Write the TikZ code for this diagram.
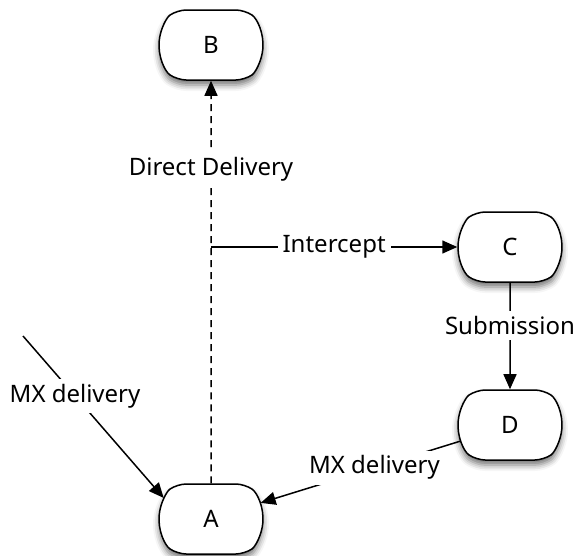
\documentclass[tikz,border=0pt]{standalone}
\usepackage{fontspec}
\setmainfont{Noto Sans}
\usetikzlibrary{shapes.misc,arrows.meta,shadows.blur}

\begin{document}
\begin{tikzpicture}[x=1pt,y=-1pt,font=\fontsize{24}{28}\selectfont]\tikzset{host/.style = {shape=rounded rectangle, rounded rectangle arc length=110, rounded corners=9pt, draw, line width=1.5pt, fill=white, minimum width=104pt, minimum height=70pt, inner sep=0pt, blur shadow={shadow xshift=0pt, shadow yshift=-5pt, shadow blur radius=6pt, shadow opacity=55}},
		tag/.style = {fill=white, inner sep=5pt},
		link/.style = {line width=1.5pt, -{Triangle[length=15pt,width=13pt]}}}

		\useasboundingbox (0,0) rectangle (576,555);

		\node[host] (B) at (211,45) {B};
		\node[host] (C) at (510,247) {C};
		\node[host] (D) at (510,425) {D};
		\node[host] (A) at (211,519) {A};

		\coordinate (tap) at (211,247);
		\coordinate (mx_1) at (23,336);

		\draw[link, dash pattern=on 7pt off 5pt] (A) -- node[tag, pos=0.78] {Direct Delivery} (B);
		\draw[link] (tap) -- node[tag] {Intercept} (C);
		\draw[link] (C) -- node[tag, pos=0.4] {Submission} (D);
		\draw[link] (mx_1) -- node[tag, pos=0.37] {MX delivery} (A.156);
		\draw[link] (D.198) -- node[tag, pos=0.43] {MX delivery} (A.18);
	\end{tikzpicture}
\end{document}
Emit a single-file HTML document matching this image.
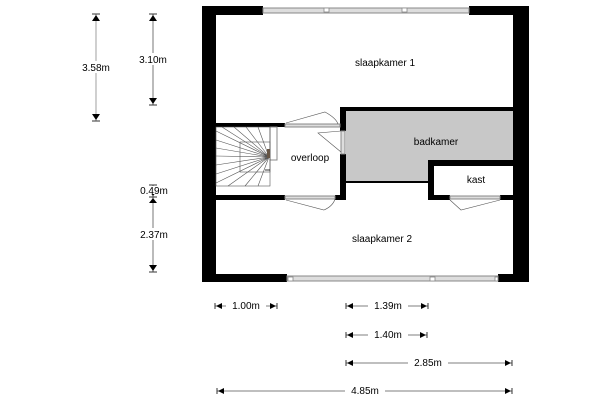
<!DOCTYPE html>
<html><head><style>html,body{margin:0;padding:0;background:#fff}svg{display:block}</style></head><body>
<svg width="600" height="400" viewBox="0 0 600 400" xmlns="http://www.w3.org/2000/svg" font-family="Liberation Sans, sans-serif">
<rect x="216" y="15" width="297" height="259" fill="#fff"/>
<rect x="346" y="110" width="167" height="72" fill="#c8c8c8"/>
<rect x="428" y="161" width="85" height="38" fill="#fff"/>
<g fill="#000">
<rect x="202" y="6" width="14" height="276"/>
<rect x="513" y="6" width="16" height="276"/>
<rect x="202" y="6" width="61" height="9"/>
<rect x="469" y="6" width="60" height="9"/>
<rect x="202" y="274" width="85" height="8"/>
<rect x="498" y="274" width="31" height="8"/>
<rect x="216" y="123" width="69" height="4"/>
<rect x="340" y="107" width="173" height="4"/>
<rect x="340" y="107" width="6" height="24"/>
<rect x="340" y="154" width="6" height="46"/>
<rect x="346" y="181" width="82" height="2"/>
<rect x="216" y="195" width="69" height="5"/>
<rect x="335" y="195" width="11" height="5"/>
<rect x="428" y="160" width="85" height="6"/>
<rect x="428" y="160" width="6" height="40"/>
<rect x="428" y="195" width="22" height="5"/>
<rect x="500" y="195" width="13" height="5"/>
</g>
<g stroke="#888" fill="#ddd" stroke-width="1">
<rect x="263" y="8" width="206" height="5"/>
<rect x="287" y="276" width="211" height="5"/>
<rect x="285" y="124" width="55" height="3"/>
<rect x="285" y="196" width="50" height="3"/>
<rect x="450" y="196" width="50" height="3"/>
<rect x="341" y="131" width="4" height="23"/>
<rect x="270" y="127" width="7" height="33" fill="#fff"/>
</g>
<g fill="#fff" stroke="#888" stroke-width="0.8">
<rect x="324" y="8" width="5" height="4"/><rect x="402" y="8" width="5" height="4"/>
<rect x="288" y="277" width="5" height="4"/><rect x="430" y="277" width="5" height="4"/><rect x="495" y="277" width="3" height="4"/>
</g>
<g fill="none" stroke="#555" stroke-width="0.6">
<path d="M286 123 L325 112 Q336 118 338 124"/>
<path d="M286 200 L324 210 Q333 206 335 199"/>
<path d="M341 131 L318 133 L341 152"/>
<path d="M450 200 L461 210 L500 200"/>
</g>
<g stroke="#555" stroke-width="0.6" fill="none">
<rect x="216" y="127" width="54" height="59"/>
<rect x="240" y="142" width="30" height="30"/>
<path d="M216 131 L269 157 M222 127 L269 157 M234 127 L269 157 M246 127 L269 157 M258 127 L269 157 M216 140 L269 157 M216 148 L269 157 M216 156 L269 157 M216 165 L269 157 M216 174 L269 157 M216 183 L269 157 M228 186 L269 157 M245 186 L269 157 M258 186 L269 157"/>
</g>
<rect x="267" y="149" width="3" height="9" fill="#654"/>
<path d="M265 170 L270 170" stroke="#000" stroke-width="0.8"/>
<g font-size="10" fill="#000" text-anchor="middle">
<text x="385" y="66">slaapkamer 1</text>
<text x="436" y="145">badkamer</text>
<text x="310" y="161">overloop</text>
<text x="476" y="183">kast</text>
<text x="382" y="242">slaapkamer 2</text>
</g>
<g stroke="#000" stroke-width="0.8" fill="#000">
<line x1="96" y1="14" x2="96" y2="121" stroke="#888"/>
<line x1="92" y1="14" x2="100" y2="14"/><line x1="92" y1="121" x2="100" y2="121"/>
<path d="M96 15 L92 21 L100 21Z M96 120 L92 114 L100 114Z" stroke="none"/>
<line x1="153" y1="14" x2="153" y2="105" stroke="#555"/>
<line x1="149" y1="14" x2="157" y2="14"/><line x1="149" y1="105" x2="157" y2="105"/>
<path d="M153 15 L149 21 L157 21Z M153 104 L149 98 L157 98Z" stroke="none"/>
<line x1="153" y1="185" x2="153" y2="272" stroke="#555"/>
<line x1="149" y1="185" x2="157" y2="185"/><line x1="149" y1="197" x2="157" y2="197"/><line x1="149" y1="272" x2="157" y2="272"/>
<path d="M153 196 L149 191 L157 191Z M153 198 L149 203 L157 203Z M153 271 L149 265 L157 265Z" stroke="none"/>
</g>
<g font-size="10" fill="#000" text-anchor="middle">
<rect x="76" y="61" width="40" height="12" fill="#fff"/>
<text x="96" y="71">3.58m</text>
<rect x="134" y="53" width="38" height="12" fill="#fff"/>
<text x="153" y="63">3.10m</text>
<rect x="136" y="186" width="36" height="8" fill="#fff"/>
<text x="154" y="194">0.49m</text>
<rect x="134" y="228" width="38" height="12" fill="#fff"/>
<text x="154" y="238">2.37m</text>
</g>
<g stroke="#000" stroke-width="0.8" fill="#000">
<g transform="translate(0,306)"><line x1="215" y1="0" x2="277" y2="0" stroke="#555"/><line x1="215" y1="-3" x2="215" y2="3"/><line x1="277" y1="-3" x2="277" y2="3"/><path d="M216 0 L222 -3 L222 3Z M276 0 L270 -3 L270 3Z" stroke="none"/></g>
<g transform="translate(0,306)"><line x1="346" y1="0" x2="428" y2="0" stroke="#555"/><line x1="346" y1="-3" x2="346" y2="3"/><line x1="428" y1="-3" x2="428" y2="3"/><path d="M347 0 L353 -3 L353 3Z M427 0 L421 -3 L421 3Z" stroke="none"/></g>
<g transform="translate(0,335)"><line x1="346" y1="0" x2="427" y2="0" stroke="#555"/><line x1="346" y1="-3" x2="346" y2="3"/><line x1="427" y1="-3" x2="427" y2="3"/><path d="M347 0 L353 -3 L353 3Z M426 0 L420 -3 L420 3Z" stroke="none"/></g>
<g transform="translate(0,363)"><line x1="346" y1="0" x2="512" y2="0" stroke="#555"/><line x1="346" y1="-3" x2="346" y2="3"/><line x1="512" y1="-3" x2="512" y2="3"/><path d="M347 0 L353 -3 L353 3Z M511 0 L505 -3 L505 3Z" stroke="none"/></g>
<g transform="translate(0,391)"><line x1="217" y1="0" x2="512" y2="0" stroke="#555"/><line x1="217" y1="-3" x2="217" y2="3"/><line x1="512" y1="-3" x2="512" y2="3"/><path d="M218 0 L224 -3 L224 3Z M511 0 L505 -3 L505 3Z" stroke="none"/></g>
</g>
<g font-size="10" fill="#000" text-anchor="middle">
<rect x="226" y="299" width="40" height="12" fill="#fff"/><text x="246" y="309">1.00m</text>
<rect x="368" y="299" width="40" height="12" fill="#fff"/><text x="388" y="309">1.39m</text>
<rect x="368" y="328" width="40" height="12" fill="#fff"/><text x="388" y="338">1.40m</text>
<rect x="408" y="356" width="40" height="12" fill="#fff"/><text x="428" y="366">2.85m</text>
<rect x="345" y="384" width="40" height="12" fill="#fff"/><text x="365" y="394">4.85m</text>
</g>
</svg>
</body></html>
※
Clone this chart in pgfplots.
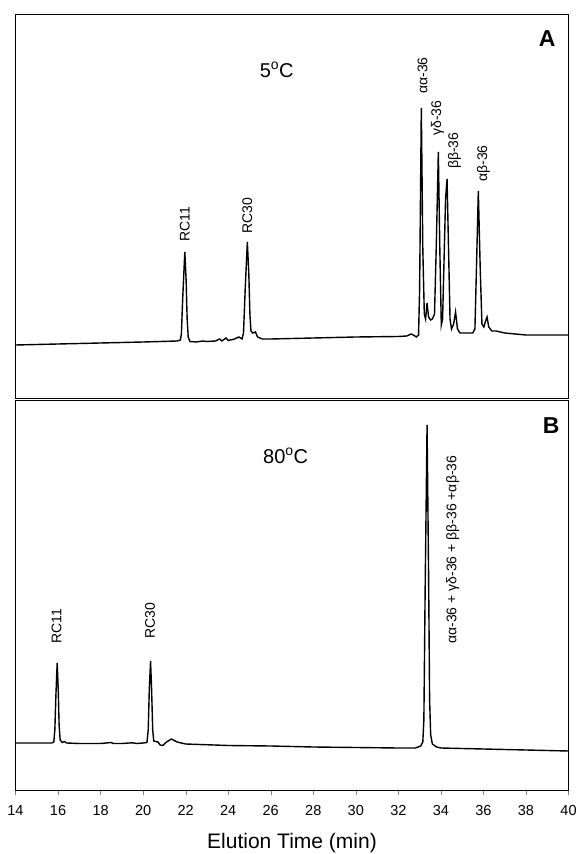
※
* _WHAT IS ASKED_: Skip all pictures. Retype exactly the span whose first line is the one with "Write the TikZ code for this diagram." and whose last line is the one with "(mx_1) at (23,336);".

* _ANSWER TO THE EXERCISE_:
Write the TikZ code for this diagram.
\documentclass[tikz,border=0pt]{standalone}
\usepackage{fontspec}
\setmainfont{Noto Sans}
\usetikzlibrary{shapes.misc,arrows.meta,shadows.blur}

\begin{document}
\begin{tikzpicture}[x=1pt,y=-1pt,font=\fontsize{24}{28}\selectfont]\tikzset{host/.style = {shape=rounded rectangle, rounded rectangle arc length=110, rounded corners=9pt, draw, line width=1.5pt, fill=white, minimum width=104pt, minimum height=70pt, inner sep=0pt, blur shadow={shadow xshift=0pt, shadow yshift=-5pt, shadow blur radius=6pt, shadow opacity=55}},
		tag/.style = {fill=white, inner sep=5pt},
		link/.style = {line width=1.5pt, -{Triangle[length=15pt,width=13pt]}}}

		\useasboundingbox (0,0) rectangle (576,555);

		\node[host] (B) at (211,45) {B};
		\node[host] (C) at (510,247) {C};
		\node[host] (D) at (510,425) {D};
		\node[host] (A) at (211,519) {A};

		\coordinate (tap) at (211,247);
		\coordinate (mx_1) at (23,336);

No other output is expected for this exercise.